Guerlain Mayotte and Mahora: Sexy Sadie Thompson of W.Somerset Maugham’s Rain

 

 

Mahora and Mayotte by Guerlain really don't get much respect amongst perfumsitas…There is a theory that they are one and the same, but I assure you on my skin they are not.

 

 

I find both these fragrances sexy. Outlandishly sexy, erotic and bordering on the line of "louche". 

 

 

Lest you judge  the"world's oldest profession, in ancient Greek, Roman, Egyptian, and Mayan cultures, prositutes were 'priestesses', offering their body to the gods.

 

  

In contemplating  Mayotte and Mahora, the literary charachter Sadie Thompson,  the protaogonist of Rain, a short story by W.Somerset Maughaum (immortalized on stage and screen)immediately came to mind.

 

  

Sadie Thompson is a woman of questionable repute, living on a South Sea island trying to re-make her life. She arrives in Pago-Pago on the lam, but when the zealous missionary Mr. Davidson lashes out against her lifestyle and tries to force her back to San Francisco, she sees any hope of a second chance slip away.

 

The dour and unrelenting Mr. Davidson is on a mission to reform Sadie. She appears to give in and begins to pray and repent. Mr. Davidson spends several days alone with the ‘new’ Miss Thompson, cleansing her soul of sin.

 

In the end, Sadie is Sadie; she seduces the missionary and  Davidson subsequently commits suicide rather than face a suddenly uncertain future.  Immediately after his death, Sadie doesn’t miss a beat—laughing and chatting up the sailors and ‘returning’ to her raucous self. Sexy Sadie is  also smart Sadie.

 

No, Doctor, moral standards can never be high enough. Especially here,  where all of nature seems to conspire against us. Everything grows with a sort of savage violence; today you will see strange flowers where yesterday there were only roots.” —Mr. Davidson, Rain

I chose both  Mahora and Mayotte for Sadie Thompson, not just because they are both tropical fragrances that smell of the South Pacific, but they strike ‘an accord’ regarding the “two Sadies”.

 

 

 Both fragrances pay homage to the island of Mayore, where the House of Guerlain has jasmine and ylang-ylang plantations. In an attempt to propose a new twist to the tropical Mahora, (which seems the perfume version) of the more subtle Mayotte, in 2006 Guerlain added Mayotte to its collection of re-editions called Les Parisiennes. It seems clear that it was a re-bottling of the poor selling Mahora issued in 2000.

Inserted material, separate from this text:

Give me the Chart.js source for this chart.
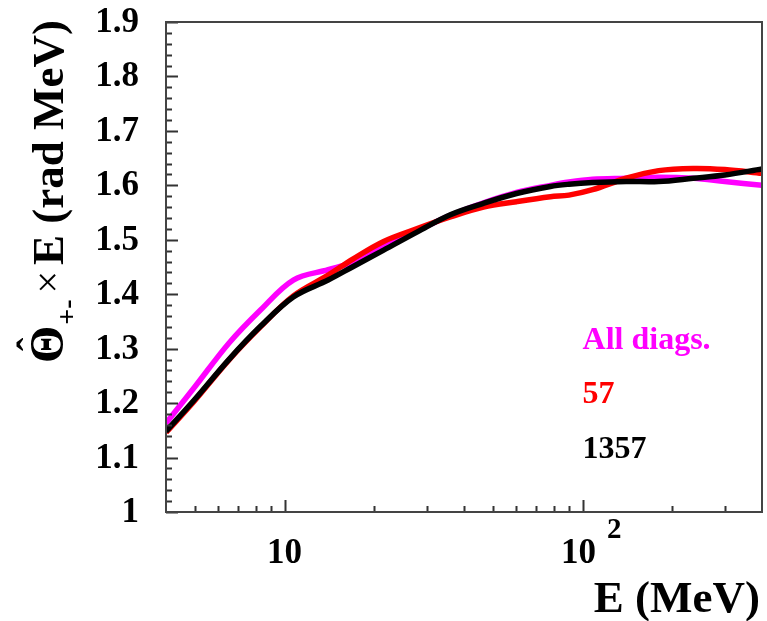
<!DOCTYPE html>
<html>
<head>
<meta charset="utf-8">
<script src="https://cdn.jsdelivr.net/npm/chart.js@4.4.1/dist/chart.umd.min.js"></script>
<style>
  html, body { margin: 0; padding: 0; background: #fff; }
  #wrap { position: relative; width: 767px; height: 621px; }
</style>
</head>
<body>
<div id="wrap"><canvas id="chart"></canvas></div>
<script>
// Energy grid (MeV), shared by the three curves
const energies = [4, 5, 6.5, 8.3, 10.7, 14, 17, 21.5, 28, 36, 46.5, 60, 78, 90, 108, 140, 180, 235, 300, 400];

// Theta_hat(+-) x E in rad MeV
const allDiags  = [1.163, 1.230, 1.310, 1.371, 1.426, 1.445, 1.459, 1.488, 1.517, 1.545, 1.568, 1.587, 1.600, 1.606, 1.611, 1.613, 1.615, 1.613, 1.607, 1.600];
const diags57   = [1.146, 1.205, 1.279, 1.340, 1.397, 1.435, 1.465, 1.497, 1.521, 1.542, 1.560, 1.570, 1.579, 1.582, 1.592, 1.613, 1.627, 1.631, 1.629, 1.622];
const diags1357 = [1.148, 1.207, 1.280, 1.341, 1.395, 1.426, 1.451, 1.481, 1.515, 1.546, 1.567, 1.585, 1.598, 1.602, 1.605, 1.607, 1.607, 1.613, 1.619, 1.630];

// axis ticks
const yMajorTicks = [1, 1.1, 1.2, 1.3, 1.4, 1.5, 1.6, 1.7, 1.8, 1.9];
const yTickLabels = ['1', '1.1', '1.2', '1.3', '1.4', '1.5', '1.6', '1.7', '1.8', '1.9'];
const xMajorTicks = [10, 100];
const xTickLabels = ['10', '10'];
const xTickExponents = ['', '2'];
const xMinorTicks = [5, 6, 7, 8, 9, 20, 30, 40, 50, 60, 70, 80, 90, 200, 300];

const FONT = "'Liberation Serif', 'DejaVu Serif', serif";

const toPoints = (vals) => vals.map((v, i) => ({ x: energies[i], y: v }));

// ROOT-like frame: box, inward ticks, bold serif labels and titles
const frameAxes = {
    id: 'frameAxes',
    afterDatasetsDraw(chart, args, opts) {
        const { ctx, chartArea: a, scales: { x, y } } = chart;
        ctx.save();

        // ticks
        ctx.strokeStyle = '#333';
        ctx.lineWidth = 2;
        ctx.beginPath();
        yMajorTicks.forEach((v, i) => {
            const py = Math.round(y.getPixelForValue(v)) + 0.5;
            ctx.moveTo(a.left, py); ctx.lineTo(a.left + 12, py);
            if (i < yMajorTicks.length - 1) {
                const step = (yMajorTicks[i + 1] - v) / 5;
                for (let k = 1; k < 5; k++) {
                    const pm = Math.round(y.getPixelForValue(v + k * step)) + 0.5;
                    ctx.moveTo(a.left, pm); ctx.lineTo(a.left + 6, pm);
                }
            }
        });
        xMajorTicks.forEach(v => {
            const px = Math.round(x.getPixelForValue(v)) + 0.5;
            ctx.moveTo(px, a.bottom); ctx.lineTo(px, a.bottom - 12);
        });
        xMinorTicks.forEach(v => {
            const px = Math.round(x.getPixelForValue(v)) + 0.5;
            ctx.moveTo(px, a.bottom); ctx.lineTo(px, a.bottom - 6);
        });
        ctx.stroke();

        // frame
        ctx.strokeStyle = '#444';
        ctx.lineWidth = 2;
        ctx.strokeRect(a.left, a.top, a.right - a.left, a.bottom - a.top);

        ctx.fillStyle = '#000';

        // y tick labels
        ctx.font = `bold 35px ${FONT}`;
        ctx.textAlign = 'right';
        ctx.textBaseline = 'middle';
        yMajorTicks.forEach((v, i) => {
            ctx.fillText(yTickLabels[i], a.left - 27, y.getPixelForValue(v) + 1);
        });

        // x tick labels (with optional exponent)
        ctx.textBaseline = 'alphabetic';
        xMajorTicks.forEach((v, i) => {
            const px = x.getPixelForValue(v);
            const base = xTickLabels[i];
            const exp = xTickExponents[i];
            ctx.font = `bold 35px ${FONT}`;
            ctx.textAlign = 'center';
            if (!exp) {
                ctx.fillText(base, px, a.bottom + 51);
                return;
            }
            const wb = ctx.measureText(base).width;
            const cx = px - 4;
            ctx.fillText(base, cx, a.bottom + 51);
            ctx.font = `bold 29px ${FONT}`;
            ctx.textAlign = 'left';
            ctx.fillText(exp, cx + wb / 2 + 11, a.bottom + 26);
        });

        // x title
        ctx.font = `bold 45px ${FONT}`;
        ctx.textAlign = 'right';
        ctx.fillText('E (MeV)', a.right - 2, a.bottom + 100);

        // y title, rotated, ending at the top of the frame
        drawYTitle(ctx, 63, a.top - 2);

        // curve labels
        ctx.font = `bold 32px ${FONT}`;
        ctx.textAlign = 'left';
        opts.labels.forEach(l => {
            ctx.fillStyle = l.color;
            ctx.fillText(l.text, x.getPixelForValue(l.x), y.getPixelForValue(l.y));
        });

        ctx.restore();
    }
};

function drawYTitle(ctx, baseX, endY) {
    const big = `bold 45px ${FONT}`;
    const theta = `bold 48px ${FONT}`;
    const sub = `bold 28px ${FONT}`;
    const times = `40px ${FONT}`;
    ctx.save();
    ctx.translate(baseX, endY);
    ctx.rotate(-Math.PI / 2);
    ctx.textAlign = 'left';
    ctx.textBaseline = 'alphabetic';
    ctx.fillStyle = '#000';

    ctx.font = theta;
    const wTheta = ctx.measureText('\u0398').width;
    ctx.font = big;
    const wRest = ctx.measureText('E (rad MeV)').width;
    ctx.font = sub;
    const wSub = ctx.measureText('+-').width;
    ctx.font = times;
    const wTimes = ctx.measureText('\u00d7').width;
    const gap = 6;
    const total = wTheta + 1 + wSub + gap + wTimes + gap + wRest;

    let cur = -total;
    ctx.font = theta;
    ctx.fillText('\u0398', cur, 0);
    // hat over the Theta
    ctx.font = `bold 40px ${FONT}`;
    const wHat = ctx.measureText('\u02c6').width;
    ctx.fillText('\u02c6', cur + (wTheta - wHat) / 2, -18);
    cur += wTheta + 1;
    ctx.font = sub;
    ctx.fillText('+-', cur, 13);
    cur += wSub + gap;
    ctx.font = times;
    ctx.fillText('\u00d7', cur, -2);
    cur += wTimes + gap;
    ctx.font = big;
    ctx.fillText('E (rad MeV)', cur, 0);
    ctx.restore();
}

new Chart(document.getElementById('chart').getContext('2d'), {
    type: 'line',
    data: {
        datasets: [
            { label: '1357', data: toPoints(diags1357), borderColor: '#000000', order: 0 },
            { label: '57', data: toPoints(diags57), borderColor: '#ff0000', order: 1 },
            { label: 'All diags.', data: toPoints(allDiags), borderColor: '#ff00ff', order: 2 }
        ]
    },
    options: {
        responsive: true,
        maintainAspectRatio: false,
        animation: false,
        layout: { padding: { left: 166, top: 22, right: 5, bottom: 109 } },
        elements: {
            point: { radius: 0 },
            line: { borderWidth: 5.5, tension: 0.35, fill: false, borderJoinStyle: 'round' }
        },
        datasets: { line: { clip: 0 } },
        scales: {
            x: { type: 'logarithmic', min: 4, max: 400, display: false },
            y: { type: 'linear', min: 1, max: 1.9, display: false }
        },
        plugins: {
            legend: { display: false },
            tooltip: { enabled: false },
            frameAxes: {
                labels: [
                    { text: 'All diags.', color: '#ff00ff', x: 100, y: 1.3 },
                    { text: '57', color: '#ff0000', x: 100, y: 1.2 },
                    { text: '1357', color: '#000000', x: 100, y: 1.1 }
                ]
            }
        }
    },
    plugins: [frameAxes]
});
</script>
</body>
</html>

There is a slight but noticeable differential on skin–from the very top note; Mahora starts out with a burst of orange and quickly turns into fruity, buttered tuberose. It strikes me as loud, aggressive and even mutinous. It’s sweet, and there is slickness to the tuberose note that seems defiant.

While Mahora is heady and pushy Mayotte is less shrill, and the ylang-ylang and frangipani notes seem more prominent. 

Let’s compare: Mahora features the notes of orange, almond tree blossoms, ylang-ylang, neroli, tuberose, jasmine, sandalwood, vetiver, and vanilla; the notes for Mayotte are neroli, frangipani, tuberose, ylang-ylang, jasmine, sandalwood, vetiver, and vanilla. The notes are the same, but they sing a different tune.

Mahora/Mayotte is the Janus of perfumery.